The truth is that Australia, and the world, have to face squarely all the threats to peace and stability. “States” and “non-states” alike. There is no need to divide them into separate baskets, with one in fashion and one out at any given moment. In fact, these rising risks can all be classed under the same broad political rubric. The world has seen it before.
 
The regimes in Russia, China and the so-called Islamic State are all fascist. The defining characteristics of fascists? First, they are authoritarian. Freedoms are curbed. The people are allowed no rights to resist the will of their rulers. Dissent is crushed, and crushed violently if necessary.
 
Second, power is highly centralised. Third, the nation is exalted above the people. Hypernationalism or jingoism is powered by a sense of historical grievance or victimhood.
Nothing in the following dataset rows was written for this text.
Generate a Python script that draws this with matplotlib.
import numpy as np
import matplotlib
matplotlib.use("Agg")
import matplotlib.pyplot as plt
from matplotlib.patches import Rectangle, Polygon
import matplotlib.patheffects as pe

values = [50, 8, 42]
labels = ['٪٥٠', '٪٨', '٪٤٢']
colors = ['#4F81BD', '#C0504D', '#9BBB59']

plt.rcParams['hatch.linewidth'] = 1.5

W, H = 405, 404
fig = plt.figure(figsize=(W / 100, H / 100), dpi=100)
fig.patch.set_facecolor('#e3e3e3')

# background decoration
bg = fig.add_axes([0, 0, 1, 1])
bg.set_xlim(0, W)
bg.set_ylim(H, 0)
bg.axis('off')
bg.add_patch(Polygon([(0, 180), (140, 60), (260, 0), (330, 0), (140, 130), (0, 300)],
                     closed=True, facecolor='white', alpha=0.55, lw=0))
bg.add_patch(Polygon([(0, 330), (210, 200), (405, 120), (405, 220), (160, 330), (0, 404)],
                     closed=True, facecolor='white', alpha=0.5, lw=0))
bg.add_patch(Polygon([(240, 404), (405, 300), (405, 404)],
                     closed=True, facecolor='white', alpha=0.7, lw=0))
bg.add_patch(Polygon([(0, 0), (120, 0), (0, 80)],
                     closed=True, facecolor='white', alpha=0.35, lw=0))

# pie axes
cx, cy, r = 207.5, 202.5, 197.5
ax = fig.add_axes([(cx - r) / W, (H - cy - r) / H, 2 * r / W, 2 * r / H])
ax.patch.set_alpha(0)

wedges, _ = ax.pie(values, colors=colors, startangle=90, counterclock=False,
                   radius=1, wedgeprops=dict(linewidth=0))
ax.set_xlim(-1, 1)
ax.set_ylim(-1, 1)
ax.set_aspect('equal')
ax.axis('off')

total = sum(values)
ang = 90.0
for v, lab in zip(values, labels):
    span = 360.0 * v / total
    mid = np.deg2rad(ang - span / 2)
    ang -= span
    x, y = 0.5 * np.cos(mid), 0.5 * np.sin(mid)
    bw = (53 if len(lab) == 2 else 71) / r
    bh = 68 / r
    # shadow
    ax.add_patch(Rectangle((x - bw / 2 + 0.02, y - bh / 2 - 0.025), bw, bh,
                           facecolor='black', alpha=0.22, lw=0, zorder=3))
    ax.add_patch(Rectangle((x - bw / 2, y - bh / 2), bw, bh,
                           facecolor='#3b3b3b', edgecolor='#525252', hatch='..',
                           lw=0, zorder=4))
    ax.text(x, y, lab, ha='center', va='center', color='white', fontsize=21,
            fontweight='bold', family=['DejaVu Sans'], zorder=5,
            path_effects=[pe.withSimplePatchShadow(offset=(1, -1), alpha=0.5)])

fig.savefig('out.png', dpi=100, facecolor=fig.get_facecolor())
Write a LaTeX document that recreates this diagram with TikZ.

Putin says the West is intent on “tearing out the claws and teeth” of the Russian bear. His chief cause is restoring Russia to greatness.
 
China is overcoming its “century of humiliation” at the hands of Western imperialism. To this day, Chinese children are exhorted to “never forget national humiliation”. IS has declared its purpose is to “restore the caliphate”. Its leader and self-declared caliph, Abu Bakr al-Baghdadi, announced that “the West has reduced the Islamic world to nothing”. His aim: “We want to restore the greatness of Islam.”
 
There are many differences. Russia is notionally a democracy; China is run by a party that is nominally communist; the so-called Islamic State claims to act in the name of Allah.
 
Yet all three operate as fascist entities. Fascism “abandons democratic liberties and pursues with redemptive violence and without ethical or legal restraints goals of internal cleansing and external expansion”, as Robert Paxton put it in his book, The Anatomy of Fascism.
 
In short, there is no need for Western leaders to play word games and declare security fashions. All three of these rising threats are enemies of freedom. They deny freedom to their own people, and they ride roughshod over the rights of other peoples.
 
The world confronts a resurgent fascism. It doesn’t seem that the West, absorbed with economic crises in Europe and political dysfunction in the US, comprehends fully the force and fury rising against it.
 
Peter Hartcher is the international editor.